[Items from a data source]
------------------------------------
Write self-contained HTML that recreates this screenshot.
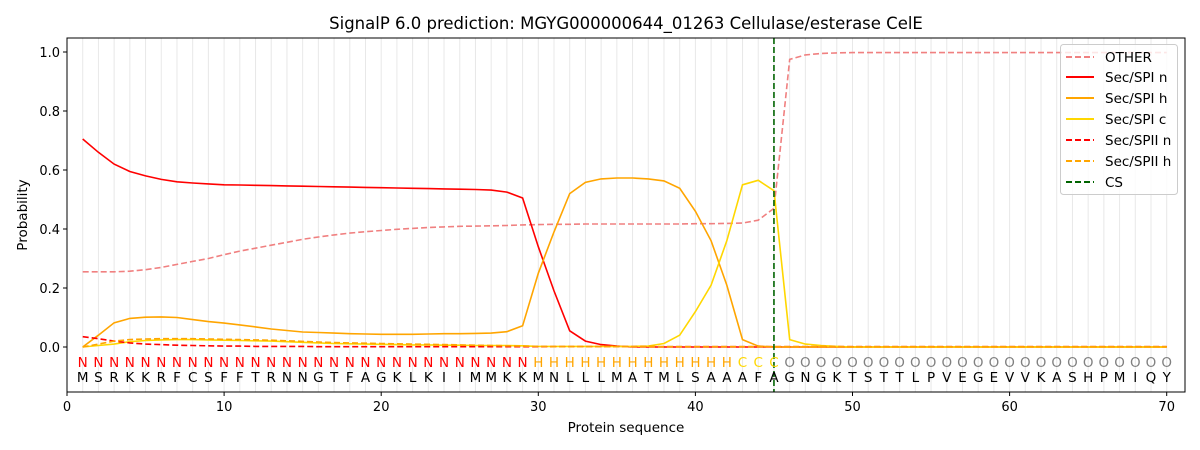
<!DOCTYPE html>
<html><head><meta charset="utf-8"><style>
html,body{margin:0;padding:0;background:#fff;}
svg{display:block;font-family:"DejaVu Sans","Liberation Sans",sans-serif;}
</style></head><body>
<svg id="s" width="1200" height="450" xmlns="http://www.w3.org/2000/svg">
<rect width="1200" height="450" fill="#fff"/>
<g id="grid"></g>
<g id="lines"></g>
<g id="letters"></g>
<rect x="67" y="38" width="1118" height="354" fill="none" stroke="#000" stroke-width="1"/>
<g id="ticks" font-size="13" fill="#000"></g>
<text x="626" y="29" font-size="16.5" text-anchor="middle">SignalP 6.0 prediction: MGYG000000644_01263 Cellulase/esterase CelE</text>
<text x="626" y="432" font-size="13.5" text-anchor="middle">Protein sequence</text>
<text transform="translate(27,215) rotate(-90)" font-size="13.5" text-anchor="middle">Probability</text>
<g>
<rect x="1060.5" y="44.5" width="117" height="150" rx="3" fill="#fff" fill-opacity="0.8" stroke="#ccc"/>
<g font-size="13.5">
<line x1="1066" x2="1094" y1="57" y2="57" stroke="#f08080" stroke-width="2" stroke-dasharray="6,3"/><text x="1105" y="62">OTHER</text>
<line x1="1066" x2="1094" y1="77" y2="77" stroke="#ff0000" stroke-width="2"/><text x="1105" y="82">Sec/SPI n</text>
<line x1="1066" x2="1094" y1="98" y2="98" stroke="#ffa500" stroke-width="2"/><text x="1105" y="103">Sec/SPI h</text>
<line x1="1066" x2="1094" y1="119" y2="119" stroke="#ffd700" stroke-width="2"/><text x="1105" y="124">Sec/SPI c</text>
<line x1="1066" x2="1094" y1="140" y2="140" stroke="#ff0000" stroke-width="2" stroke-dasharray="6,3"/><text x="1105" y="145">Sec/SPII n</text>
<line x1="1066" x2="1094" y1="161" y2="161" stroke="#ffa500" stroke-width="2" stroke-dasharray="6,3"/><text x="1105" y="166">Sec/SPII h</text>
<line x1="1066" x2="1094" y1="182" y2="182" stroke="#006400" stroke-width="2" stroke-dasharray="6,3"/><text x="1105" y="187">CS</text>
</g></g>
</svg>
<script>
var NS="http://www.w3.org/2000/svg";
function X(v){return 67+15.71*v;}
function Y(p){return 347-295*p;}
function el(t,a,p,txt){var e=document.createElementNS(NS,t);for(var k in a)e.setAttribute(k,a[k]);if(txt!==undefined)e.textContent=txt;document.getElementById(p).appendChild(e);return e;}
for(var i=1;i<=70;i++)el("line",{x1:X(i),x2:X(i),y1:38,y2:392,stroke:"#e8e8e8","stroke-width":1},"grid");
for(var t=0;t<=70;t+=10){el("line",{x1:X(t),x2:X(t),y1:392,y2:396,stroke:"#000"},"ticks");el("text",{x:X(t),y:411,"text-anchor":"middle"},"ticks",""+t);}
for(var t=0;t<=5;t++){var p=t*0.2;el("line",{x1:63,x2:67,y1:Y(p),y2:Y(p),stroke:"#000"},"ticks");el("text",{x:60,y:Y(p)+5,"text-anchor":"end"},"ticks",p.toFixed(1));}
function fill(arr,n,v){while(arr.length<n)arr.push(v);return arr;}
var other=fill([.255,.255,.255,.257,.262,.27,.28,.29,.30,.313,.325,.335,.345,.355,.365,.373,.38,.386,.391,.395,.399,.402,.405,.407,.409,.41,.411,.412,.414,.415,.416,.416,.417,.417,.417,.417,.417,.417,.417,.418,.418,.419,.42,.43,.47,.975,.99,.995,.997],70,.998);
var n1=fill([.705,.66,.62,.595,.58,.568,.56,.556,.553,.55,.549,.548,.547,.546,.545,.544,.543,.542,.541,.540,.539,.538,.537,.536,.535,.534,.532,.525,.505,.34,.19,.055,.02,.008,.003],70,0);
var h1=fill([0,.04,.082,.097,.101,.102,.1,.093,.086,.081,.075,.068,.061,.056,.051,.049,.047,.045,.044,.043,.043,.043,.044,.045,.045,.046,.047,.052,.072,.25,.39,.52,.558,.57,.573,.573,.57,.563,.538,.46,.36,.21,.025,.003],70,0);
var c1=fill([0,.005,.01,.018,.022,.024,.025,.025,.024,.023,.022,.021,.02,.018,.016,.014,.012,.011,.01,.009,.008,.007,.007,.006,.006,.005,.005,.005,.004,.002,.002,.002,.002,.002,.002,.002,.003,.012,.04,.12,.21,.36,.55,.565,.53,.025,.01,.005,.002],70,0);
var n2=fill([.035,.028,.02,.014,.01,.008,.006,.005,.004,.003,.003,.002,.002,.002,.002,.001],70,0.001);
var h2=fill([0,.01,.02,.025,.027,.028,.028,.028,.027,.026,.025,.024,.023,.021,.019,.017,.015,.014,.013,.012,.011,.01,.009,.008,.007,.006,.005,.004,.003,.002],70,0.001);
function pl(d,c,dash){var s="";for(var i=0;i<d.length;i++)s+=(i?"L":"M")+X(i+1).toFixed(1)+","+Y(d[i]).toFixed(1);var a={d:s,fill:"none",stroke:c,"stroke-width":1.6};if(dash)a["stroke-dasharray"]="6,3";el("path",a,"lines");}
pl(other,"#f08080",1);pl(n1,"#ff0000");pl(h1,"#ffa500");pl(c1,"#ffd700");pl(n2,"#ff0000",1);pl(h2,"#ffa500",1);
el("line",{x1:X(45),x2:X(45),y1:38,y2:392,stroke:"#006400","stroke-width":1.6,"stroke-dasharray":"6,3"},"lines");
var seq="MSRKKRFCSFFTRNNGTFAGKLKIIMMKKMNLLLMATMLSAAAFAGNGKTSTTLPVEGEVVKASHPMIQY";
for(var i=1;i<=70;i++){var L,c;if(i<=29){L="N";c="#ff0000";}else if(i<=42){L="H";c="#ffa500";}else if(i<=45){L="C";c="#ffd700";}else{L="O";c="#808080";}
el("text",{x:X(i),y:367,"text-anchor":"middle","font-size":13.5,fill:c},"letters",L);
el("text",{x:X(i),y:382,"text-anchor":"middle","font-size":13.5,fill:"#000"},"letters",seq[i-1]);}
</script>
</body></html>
------------------------------------
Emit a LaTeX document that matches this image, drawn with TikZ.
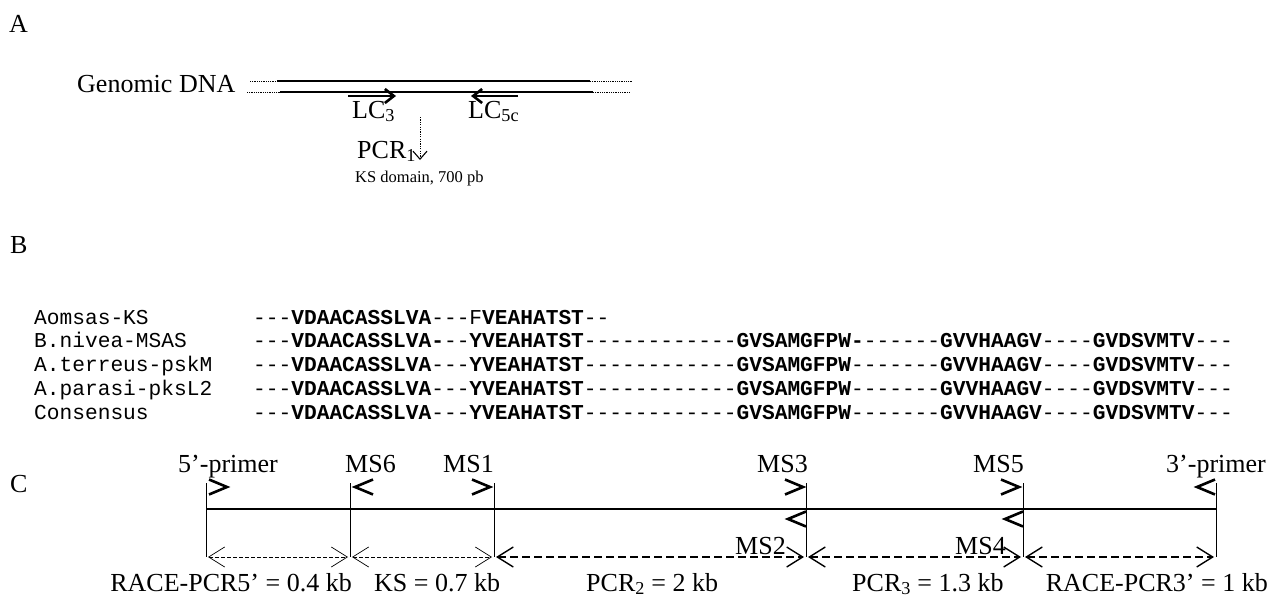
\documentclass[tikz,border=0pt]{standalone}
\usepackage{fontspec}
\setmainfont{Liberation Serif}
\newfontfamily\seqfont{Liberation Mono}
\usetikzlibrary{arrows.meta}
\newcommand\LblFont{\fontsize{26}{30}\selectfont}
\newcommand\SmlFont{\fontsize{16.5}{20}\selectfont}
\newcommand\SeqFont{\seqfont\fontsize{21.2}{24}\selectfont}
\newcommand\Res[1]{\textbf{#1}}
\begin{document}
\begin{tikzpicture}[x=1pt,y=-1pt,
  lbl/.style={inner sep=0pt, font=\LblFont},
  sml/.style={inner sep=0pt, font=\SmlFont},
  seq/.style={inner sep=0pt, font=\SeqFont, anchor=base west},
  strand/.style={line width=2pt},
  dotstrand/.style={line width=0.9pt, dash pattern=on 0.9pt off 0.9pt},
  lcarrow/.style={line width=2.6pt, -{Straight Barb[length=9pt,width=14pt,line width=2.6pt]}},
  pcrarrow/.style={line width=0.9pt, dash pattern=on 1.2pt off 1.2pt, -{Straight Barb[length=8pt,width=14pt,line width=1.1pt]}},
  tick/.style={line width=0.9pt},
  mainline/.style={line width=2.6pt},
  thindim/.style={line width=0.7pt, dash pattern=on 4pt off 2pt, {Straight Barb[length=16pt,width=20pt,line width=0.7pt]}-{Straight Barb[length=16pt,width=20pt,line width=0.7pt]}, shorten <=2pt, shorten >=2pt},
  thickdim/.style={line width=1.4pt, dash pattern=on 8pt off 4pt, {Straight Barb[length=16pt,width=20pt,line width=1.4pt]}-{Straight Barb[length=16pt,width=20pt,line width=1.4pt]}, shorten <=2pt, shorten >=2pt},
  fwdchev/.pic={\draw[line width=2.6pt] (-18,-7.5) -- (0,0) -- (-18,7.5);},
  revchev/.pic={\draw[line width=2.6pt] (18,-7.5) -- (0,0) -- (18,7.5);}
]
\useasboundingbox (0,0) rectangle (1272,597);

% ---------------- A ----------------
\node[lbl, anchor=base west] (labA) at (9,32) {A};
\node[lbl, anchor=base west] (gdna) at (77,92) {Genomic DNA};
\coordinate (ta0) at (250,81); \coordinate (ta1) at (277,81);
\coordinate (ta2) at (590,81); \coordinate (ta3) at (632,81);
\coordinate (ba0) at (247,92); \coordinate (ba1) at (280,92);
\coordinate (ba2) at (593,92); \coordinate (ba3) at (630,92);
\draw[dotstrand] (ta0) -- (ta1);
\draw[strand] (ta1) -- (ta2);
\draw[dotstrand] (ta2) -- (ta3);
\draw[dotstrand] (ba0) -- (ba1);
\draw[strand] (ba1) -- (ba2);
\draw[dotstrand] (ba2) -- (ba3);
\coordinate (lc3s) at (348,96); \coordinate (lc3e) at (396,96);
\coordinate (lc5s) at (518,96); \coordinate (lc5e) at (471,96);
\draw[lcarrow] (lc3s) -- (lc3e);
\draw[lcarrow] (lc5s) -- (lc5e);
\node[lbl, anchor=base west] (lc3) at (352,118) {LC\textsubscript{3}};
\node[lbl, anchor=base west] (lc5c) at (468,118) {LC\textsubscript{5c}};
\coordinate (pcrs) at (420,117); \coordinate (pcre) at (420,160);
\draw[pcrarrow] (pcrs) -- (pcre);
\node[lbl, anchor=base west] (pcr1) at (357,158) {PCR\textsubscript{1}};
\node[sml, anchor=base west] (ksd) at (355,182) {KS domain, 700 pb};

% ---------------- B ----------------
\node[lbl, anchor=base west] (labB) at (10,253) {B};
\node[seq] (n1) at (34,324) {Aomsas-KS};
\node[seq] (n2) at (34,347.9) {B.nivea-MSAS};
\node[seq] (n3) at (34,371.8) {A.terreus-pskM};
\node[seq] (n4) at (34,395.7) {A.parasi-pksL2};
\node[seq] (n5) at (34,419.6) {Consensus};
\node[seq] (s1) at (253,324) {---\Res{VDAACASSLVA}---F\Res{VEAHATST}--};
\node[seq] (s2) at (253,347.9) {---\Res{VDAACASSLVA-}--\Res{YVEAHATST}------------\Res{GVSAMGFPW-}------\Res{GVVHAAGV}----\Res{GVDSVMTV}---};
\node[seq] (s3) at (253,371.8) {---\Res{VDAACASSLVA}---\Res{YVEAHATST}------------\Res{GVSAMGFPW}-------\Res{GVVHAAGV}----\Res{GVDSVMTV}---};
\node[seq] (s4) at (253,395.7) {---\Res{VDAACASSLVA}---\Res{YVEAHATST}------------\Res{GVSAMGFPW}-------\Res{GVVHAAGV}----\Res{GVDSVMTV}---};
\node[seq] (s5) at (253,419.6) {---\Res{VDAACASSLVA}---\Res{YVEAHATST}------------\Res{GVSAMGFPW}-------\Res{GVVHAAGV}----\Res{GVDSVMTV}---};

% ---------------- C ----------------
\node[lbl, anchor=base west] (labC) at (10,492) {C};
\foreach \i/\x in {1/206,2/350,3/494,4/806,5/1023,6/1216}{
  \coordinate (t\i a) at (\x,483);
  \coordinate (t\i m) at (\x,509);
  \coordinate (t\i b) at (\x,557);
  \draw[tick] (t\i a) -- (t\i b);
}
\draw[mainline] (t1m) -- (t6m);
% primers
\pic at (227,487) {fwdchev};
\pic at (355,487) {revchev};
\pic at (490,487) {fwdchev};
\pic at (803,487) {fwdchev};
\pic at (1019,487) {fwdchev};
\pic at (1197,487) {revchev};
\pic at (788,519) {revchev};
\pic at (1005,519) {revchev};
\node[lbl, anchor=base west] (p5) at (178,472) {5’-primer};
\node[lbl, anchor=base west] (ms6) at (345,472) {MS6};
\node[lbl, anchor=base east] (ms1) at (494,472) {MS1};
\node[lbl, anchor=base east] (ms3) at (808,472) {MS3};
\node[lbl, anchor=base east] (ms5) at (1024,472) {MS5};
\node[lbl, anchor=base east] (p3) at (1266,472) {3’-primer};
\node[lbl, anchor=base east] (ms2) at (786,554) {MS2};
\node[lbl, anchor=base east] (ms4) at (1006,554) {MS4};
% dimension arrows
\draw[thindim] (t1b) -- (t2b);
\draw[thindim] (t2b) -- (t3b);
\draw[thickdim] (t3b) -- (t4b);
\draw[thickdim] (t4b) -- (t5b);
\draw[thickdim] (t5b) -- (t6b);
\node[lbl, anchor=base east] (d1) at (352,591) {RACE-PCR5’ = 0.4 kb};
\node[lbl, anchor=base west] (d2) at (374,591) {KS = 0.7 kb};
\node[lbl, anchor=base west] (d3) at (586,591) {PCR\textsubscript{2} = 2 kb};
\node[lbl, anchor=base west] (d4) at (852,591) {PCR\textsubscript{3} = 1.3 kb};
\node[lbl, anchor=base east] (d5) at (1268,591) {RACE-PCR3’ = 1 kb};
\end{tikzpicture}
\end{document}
------------------------------------
Your objective => Among the entries above, take the lines from the one with "Emit a LaTeX" through the one with "(0,0) rectangle (1272,597);" and retype them exactly, leaving out the pictures.

Response for this exercise =>
Emit a LaTeX document that matches this image, drawn with TikZ.
\documentclass[tikz,border=0pt]{standalone}
\usepackage{fontspec}
\setmainfont{Liberation Serif}
\newfontfamily\seqfont{Liberation Mono}
\usetikzlibrary{arrows.meta}
\newcommand\LblFont{\fontsize{26}{30}\selectfont}
\newcommand\SmlFont{\fontsize{16.5}{20}\selectfont}
\newcommand\SeqFont{\seqfont\fontsize{21.2}{24}\selectfont}
\newcommand\Res[1]{\textbf{#1}}
\begin{document}
\begin{tikzpicture}[x=1pt,y=-1pt,
  lbl/.style={inner sep=0pt, font=\LblFont},
  sml/.style={inner sep=0pt, font=\SmlFont},
  seq/.style={inner sep=0pt, font=\SeqFont, anchor=base west},
  strand/.style={line width=2pt},
  dotstrand/.style={line width=0.9pt, dash pattern=on 0.9pt off 0.9pt},
  lcarrow/.style={line width=2.6pt, -{Straight Barb[length=9pt,width=14pt,line width=2.6pt]}},
  pcrarrow/.style={line width=0.9pt, dash pattern=on 1.2pt off 1.2pt, -{Straight Barb[length=8pt,width=14pt,line width=1.1pt]}},
  tick/.style={line width=0.9pt},
  mainline/.style={line width=2.6pt},
  thindim/.style={line width=0.7pt, dash pattern=on 4pt off 2pt, {Straight Barb[length=16pt,width=20pt,line width=0.7pt]}-{Straight Barb[length=16pt,width=20pt,line width=0.7pt]}, shorten <=2pt, shorten >=2pt},
  thickdim/.style={line width=1.4pt, dash pattern=on 8pt off 4pt, {Straight Barb[length=16pt,width=20pt,line width=1.4pt]}-{Straight Barb[length=16pt,width=20pt,line width=1.4pt]}, shorten <=2pt, shorten >=2pt},
  fwdchev/.pic={\draw[line width=2.6pt] (-18,-7.5) -- (0,0) -- (-18,7.5);},
  revchev/.pic={\draw[line width=2.6pt] (18,-7.5) -- (0,0) -- (18,7.5);}
]
\useasboundingbox (0,0) rectangle (1272,597);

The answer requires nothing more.